I'm a bit ambivalent about this approach (suggested by a colleague) due to the cons above.

The reason we're using a hashed file instead of direct lookup from the target table is it's orders of magnitude faster doing the lookups.

Comments?

P.S.: I've seen no difference in behaviour whether I tick "Create file" or not. DS always seems to create the hashed file if it does not already exist.
We have used anothe rmethod very successfully to create surrogate keys, we created a transform routine that receives parameters and perform a max(SK) on the target table, the routne is used as the initial value for an stage variable that gets incremented for eache insert.

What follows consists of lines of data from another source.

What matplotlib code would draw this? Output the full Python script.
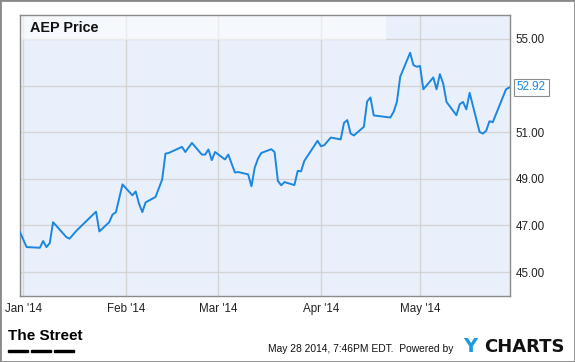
import pandas as pd
from matplotlib import pyplot as plt
from matplotlib.dates import DateFormatter, MonthLocator
from matplotlib.patches import Rectangle

# AEP closing prices (turning points)
dates = ['2013-12-31', '2014-01-02', '2014-01-06', '2014-01-07', '2014-01-08', '2014-01-09',
         '2014-01-10', '2014-01-14', '2014-01-15', '2014-01-17', '2014-01-23', '2014-01-24',
         '2014-01-27', '2014-01-28', '2014-01-29', '2014-01-31', '2014-02-03', '2014-02-04',
         '2014-02-05', '2014-02-06', '2014-02-07', '2014-02-10', '2014-02-12', '2014-02-13',
         '2014-02-14', '2014-02-18', '2014-02-19', '2014-02-21', '2014-02-24', '2014-02-25',
         '2014-02-26', '2014-02-27', '2014-02-28', '2014-03-03', '2014-03-04', '2014-03-06',
         '2014-03-07', '2014-03-10', '2014-03-11', '2014-03-12', '2014-03-13', '2014-03-14',
         '2014-03-17', '2014-03-18', '2014-03-19', '2014-03-20', '2014-03-21', '2014-03-24',
         '2014-03-25', '2014-03-26', '2014-03-27', '2014-03-31', '2014-04-01', '2014-04-02',
         '2014-04-04', '2014-04-07', '2014-04-08', '2014-04-09', '2014-04-10', '2014-04-11',
         '2014-04-14', '2014-04-15', '2014-04-16', '2014-04-17', '2014-04-22', '2014-04-23',
         '2014-04-24', '2014-04-25', '2014-04-28', '2014-04-29', '2014-04-30', '2014-05-01',
         '2014-05-02', '2014-05-05', '2014-05-06', '2014-05-07', '2014-05-08', '2014-05-09',
         '2014-05-12', '2014-05-13', '2014-05-14', '2014-05-15', '2014-05-16', '2014-05-19',
         '2014-05-20', '2014-05-21', '2014-05-22', '2014-05-23', '2014-05-27', '2014-05-28']
prices = [46.71, 46.07, 46.04, 46.33, 46.07, 46.24,
          47.14, 46.50, 46.43, 46.76, 47.59, 46.74,
          47.14, 47.47, 47.56, 48.76, 48.29, 48.46,
          47.93, 47.57, 47.99, 48.22, 48.97, 50.08,
          50.11, 50.37, 50.15, 50.54, 50.04, 50.04,
          50.26, 49.80, 50.15, 49.83, 50.04, 49.27,
          49.29, 49.19, 48.68, 49.48, 49.87, 50.11,
          50.27, 50.15, 48.91, 48.72, 48.86, 48.73,
          49.34, 49.32, 49.77, 50.63, 50.40, 50.44,
          50.77, 50.69, 51.40, 51.52, 50.94, 50.86,
          51.23, 52.32, 52.49, 51.72, 51.63, 51.87,
          52.30, 53.38, 54.41, 53.88, 53.81, 53.84,
          52.84, 53.35, 52.84, 53.49, 53.09, 52.30,
          51.73, 52.20, 52.30, 51.98, 52.69, 51.01,
          50.94, 51.06, 51.47, 51.43, 52.84, 52.92]
y_ticks = [45, 47, 49, 51, 53, 55]

BLUE = '#1a87e0'
W, H = 575, 362

plt.rcParams['font.family'] = ['Liberation Sans', 'DejaVu Sans']

dates = pd.to_datetime(dates)

fig = plt.figure(figsize=(W / 100, H / 100), dpi=100)
fig.patches.append(Rectangle((0, 0), 1, 1, transform=fig.transFigure, fill=False,
                             edgecolor='#8a8a8a', linewidth=2))

ax = fig.add_axes([20 / W, (H - 296) / H, 490 / W, 281 / H])
ax.set_facecolor('#eaf0fb')
ax.plot(dates, prices, color=BLUE, linewidth=1.4, zorder=3)

ax.set_xlim(pd.Timestamp('2013-12-31'), pd.Timestamp('2014-05-28 05:00'))
ax.set_ylim(43.97, 56.03)

ax.xaxis.set_major_locator(MonthLocator())
ax.xaxis.set_major_formatter(DateFormatter("%b '%y"))
ax.set_yticks(y_ticks)
# the 53.00 label is covered by the last-value tag
ax.set_yticklabels(['' if v == 53 else f'{v:.2f}' for v in y_ticks])
ax.yaxis.tick_right()
ax.tick_params(axis='both', length=0, labelsize=8.4, labelcolor='#222222')
ax.tick_params(axis='y', pad=4)
ax.tick_params(axis='x', pad=5)
ax.grid(True, color='#d4d4d4', linewidth=1)
for s in ax.spines.values():
    s.set_color('#8a8a8a')
    s.set_linewidth(1)

# title box
ax.add_patch(Rectangle((0, 1 - 25 / 281), 366 / 490, 25 / 281, transform=ax.transAxes,
                       facecolor='white', alpha=0.55, edgecolor='none', zorder=2))
ax.text(10 / 490, 1 - 13 / 281, 'AEP Price', transform=ax.transAxes, fontsize=10.4,
        fontweight='bold', va='center', ha='left', color='#111111', zorder=4)

# last value label
ax.annotate(f'{prices[-1]:.2f}', xy=(1, prices[-1]), xycoords=('axes fraction', 'data'),
            xytext=(5, 0), textcoords='offset points', va='center', ha='left',
            fontsize=8.4, color=BLUE, annotation_clip=False,
            bbox=dict(boxstyle='square,pad=0.25', facecolor='white', edgecolor='#8a8a8a',
                      linewidth=0.8))

# footer
fig.text(8 / W, 1 - 336 / H, 'The Street', fontsize=11, fontweight='bold',
         va='center', ha='left')
for x0 in (8, 31, 54):
    fig.patches.append(Rectangle((x0 / W, 1 - 352 / H), 20 / W, 2 / H,
                                 transform=fig.transFigure, color='black'))
fig.text(268 / W, 1 - 349 / H, 'May 28 2014, 7:46PM EDT.  Powered by', fontsize=7.4,
         va='center', ha='left', color='#111111')
fig.text(463 / W, 1 - 347 / H, 'Y', fontsize=14, fontweight='heavy', color='#1b9ae0',
         family='DejaVu Sans', va='center', ha='left')
fig.text(484 / W, 1 - 347 / H, 'CHARTS', fontsize=13, fontweight='heavy', color='#111111',
         family='DejaVu Sans', va='center', ha='left')

fig.savefig('out.png', dpi=100)
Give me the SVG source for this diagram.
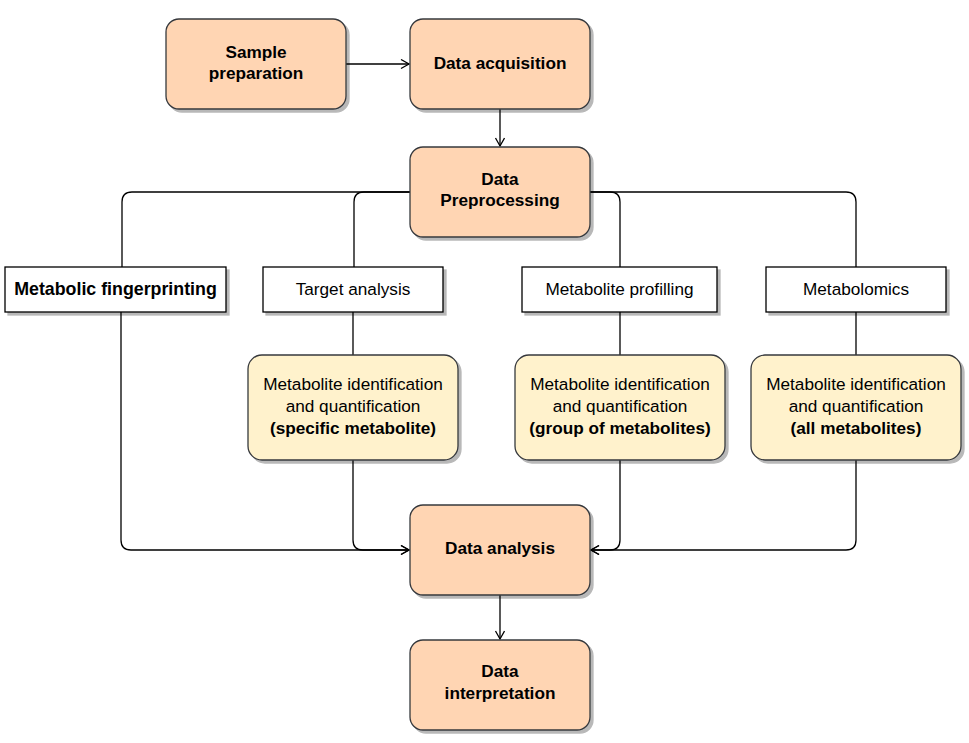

Posted: Wed Aug 26, 2009 4:42 pm
by yserrano
sbass1 wrote:Our latest approach is:

Code: Select all

DRS (1) --> xfm --> DRS (2) --> hashed_file (2) 
             ^ 
             | 
DRS (2) -->hashed_file (1)
This:

1) Ensures hashed_file (1) always exists
2) Is always in sync with DRS (2) (the target table)
3) Ensures new SKs are derived correctly

Pros:
Ensures the hashed file is always in sync with the target table, such as after a database refresh (either truncating the table, or adding to the table, such as a refresh from UAT)

Cons:
Somewhat computationally inefficient, as it's unconditionally refreshing the hashed file when it might not need refreshing

I'm a bit ambivalent about this approach (suggested by a colleague) due to the cons above.

The reason we're using a hashed file instead of direct lookup from the target table is it's orders of magnitude faster doing the lookups.

Comments?

P.S.: I've seen no difference in behaviour whether I tick "Create file" or not. DS always seems to create the hashed file if it does not already exist.
We have used anothe rmethod very successfully to create surrogate keys, we created a transform routine that receives parameters and perform a max(SK) on the target table, the routne is used as the initial value for an stage variable that gets incremented for eache insert.